→ **Short task**
Your task is to quote exactly the run of lines that starts at the line containing "Emit a Python" and ends at the line containing "ax = fig.add_axes([47/977, 1", including both.
____ Data entries
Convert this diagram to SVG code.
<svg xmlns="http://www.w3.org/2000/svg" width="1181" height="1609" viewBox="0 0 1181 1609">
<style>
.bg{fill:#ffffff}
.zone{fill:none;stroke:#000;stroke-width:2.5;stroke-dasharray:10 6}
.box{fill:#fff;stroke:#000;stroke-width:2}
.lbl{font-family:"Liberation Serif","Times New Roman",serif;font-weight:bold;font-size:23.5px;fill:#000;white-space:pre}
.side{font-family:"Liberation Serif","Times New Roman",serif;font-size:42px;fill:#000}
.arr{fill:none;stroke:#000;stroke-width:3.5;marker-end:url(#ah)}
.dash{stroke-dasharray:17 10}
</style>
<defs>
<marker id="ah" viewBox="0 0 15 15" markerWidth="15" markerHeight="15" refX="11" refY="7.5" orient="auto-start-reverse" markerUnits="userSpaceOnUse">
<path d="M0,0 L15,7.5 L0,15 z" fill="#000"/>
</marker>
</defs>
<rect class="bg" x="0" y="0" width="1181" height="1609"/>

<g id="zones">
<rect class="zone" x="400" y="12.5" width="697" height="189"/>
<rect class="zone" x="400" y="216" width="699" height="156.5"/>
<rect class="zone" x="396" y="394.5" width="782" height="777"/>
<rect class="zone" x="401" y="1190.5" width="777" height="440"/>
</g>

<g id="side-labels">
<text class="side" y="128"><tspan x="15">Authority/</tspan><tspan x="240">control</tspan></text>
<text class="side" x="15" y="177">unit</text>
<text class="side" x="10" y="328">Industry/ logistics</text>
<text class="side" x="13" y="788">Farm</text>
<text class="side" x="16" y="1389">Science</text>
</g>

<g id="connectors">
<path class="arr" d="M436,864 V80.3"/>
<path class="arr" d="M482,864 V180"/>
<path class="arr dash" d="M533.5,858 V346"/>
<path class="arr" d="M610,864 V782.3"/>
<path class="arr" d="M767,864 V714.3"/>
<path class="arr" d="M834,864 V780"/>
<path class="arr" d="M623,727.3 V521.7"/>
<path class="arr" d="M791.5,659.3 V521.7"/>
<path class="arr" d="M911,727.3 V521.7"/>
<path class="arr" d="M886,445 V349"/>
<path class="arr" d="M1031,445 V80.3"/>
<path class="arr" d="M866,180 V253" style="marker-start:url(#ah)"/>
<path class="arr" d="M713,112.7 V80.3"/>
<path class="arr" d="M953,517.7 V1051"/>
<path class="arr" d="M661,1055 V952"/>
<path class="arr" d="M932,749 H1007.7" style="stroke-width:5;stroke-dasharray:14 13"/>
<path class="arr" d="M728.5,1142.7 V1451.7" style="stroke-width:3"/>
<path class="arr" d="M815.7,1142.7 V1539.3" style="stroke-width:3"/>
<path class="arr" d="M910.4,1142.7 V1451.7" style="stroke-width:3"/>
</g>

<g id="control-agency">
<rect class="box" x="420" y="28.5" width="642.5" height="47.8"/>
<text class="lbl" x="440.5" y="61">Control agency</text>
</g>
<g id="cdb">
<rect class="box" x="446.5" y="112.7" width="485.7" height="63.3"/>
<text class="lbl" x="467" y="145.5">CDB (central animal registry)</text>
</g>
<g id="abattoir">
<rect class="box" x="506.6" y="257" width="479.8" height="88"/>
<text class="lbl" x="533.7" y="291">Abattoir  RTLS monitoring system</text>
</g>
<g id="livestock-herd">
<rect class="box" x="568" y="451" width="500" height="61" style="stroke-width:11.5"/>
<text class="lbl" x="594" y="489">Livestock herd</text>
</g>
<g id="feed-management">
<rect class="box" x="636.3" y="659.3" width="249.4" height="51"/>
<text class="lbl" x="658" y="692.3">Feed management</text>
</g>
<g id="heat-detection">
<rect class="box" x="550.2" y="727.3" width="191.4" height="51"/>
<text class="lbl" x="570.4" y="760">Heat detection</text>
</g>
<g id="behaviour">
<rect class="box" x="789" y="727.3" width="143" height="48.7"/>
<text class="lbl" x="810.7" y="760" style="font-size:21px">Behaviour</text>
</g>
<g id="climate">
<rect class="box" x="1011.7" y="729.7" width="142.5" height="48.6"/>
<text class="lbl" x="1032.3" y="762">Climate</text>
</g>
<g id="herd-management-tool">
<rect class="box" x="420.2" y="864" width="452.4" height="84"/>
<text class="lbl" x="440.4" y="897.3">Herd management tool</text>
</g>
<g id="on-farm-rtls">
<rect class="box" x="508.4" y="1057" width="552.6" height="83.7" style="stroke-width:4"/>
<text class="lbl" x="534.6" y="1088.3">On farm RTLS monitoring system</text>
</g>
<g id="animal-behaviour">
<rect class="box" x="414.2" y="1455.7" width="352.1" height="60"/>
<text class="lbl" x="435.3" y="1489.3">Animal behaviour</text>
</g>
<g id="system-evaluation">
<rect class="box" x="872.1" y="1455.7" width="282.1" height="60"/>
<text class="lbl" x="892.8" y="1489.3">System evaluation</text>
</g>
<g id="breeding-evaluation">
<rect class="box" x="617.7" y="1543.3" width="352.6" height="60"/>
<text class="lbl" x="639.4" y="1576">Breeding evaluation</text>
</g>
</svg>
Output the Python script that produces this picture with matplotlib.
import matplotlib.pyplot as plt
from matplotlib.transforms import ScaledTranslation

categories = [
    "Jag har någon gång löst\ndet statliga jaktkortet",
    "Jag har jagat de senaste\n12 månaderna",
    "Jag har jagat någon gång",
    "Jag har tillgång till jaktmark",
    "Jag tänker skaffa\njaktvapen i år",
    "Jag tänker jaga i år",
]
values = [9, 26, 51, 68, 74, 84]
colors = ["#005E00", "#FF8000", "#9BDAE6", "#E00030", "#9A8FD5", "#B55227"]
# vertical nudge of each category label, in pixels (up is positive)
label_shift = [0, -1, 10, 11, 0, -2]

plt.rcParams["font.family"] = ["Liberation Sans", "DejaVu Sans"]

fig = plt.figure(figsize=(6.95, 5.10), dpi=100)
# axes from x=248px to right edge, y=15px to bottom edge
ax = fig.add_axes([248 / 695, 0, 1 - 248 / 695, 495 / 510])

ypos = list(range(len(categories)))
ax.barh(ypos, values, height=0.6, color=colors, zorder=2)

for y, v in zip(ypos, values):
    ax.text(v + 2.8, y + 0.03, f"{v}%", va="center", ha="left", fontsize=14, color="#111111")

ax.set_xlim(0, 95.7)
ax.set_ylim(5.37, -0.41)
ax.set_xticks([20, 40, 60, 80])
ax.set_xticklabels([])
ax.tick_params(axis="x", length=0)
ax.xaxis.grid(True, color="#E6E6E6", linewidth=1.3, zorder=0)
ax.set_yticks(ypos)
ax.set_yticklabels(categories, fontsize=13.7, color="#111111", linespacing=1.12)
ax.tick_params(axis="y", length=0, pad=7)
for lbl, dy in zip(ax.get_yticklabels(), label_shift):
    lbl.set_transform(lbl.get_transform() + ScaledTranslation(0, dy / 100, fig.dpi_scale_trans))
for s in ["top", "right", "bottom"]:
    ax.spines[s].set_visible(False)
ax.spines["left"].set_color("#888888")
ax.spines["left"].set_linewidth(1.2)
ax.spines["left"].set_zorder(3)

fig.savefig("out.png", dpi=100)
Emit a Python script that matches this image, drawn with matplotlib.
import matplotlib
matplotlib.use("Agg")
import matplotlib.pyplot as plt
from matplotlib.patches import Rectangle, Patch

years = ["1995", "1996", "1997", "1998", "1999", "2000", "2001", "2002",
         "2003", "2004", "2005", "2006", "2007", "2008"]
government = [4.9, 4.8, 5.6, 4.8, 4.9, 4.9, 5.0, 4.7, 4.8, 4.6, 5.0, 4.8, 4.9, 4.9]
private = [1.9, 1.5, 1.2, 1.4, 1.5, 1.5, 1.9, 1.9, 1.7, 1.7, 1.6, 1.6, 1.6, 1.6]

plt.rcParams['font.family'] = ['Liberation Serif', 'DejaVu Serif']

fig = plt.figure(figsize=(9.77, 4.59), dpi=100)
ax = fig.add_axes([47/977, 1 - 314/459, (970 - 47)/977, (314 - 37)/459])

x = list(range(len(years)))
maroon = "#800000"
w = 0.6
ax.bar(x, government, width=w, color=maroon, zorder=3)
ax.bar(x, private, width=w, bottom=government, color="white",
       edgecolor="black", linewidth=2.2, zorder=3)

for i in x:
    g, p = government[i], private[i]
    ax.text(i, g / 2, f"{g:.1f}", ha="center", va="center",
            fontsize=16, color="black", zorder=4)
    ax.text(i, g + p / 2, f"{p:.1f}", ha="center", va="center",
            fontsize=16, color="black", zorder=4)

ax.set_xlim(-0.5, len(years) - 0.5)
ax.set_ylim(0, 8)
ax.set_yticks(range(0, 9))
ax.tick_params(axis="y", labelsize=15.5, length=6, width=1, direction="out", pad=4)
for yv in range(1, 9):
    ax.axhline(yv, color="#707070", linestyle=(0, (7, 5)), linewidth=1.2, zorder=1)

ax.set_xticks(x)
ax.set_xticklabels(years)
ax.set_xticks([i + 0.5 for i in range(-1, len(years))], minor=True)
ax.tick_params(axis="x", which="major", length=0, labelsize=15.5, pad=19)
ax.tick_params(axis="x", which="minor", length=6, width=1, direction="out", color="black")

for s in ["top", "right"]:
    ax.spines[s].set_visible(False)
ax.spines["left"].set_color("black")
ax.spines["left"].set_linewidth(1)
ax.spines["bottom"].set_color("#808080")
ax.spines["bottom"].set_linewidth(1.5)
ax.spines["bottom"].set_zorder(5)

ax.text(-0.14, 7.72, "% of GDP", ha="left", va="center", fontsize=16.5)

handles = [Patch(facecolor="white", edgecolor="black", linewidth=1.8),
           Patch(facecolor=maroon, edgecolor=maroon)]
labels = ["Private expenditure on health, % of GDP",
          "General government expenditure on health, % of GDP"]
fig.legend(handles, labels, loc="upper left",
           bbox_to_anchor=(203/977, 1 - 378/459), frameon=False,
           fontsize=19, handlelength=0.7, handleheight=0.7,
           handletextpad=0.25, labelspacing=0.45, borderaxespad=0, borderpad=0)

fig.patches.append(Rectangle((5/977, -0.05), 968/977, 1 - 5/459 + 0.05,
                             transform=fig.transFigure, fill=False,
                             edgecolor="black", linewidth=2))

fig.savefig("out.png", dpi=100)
________
→ **Exercise solution**
Emit a Python script that matches this image, drawn with matplotlib.
import matplotlib
matplotlib.use("Agg")
import matplotlib.pyplot as plt
from matplotlib.patches import Rectangle, Patch

years = ["1995", "1996", "1997", "1998", "1999", "2000", "2001", "2002",
         "2003", "2004", "2005", "2006", "2007", "2008"]
government = [4.9, 4.8, 5.6, 4.8, 4.9, 4.9, 5.0, 4.7, 4.8, 4.6, 5.0, 4.8, 4.9, 4.9]
private = [1.9, 1.5, 1.2, 1.4, 1.5, 1.5, 1.9, 1.9, 1.7, 1.7, 1.6, 1.6, 1.6, 1.6]

plt.rcParams['font.family'] = ['Liberation Serif', 'DejaVu Serif']

fig = plt.figure(figsize=(9.77, 4.59), dpi=100)
ax = fig.add_axes([47/977, 1 - 314/459, (970 - 47)/977, (314 - 37)/459])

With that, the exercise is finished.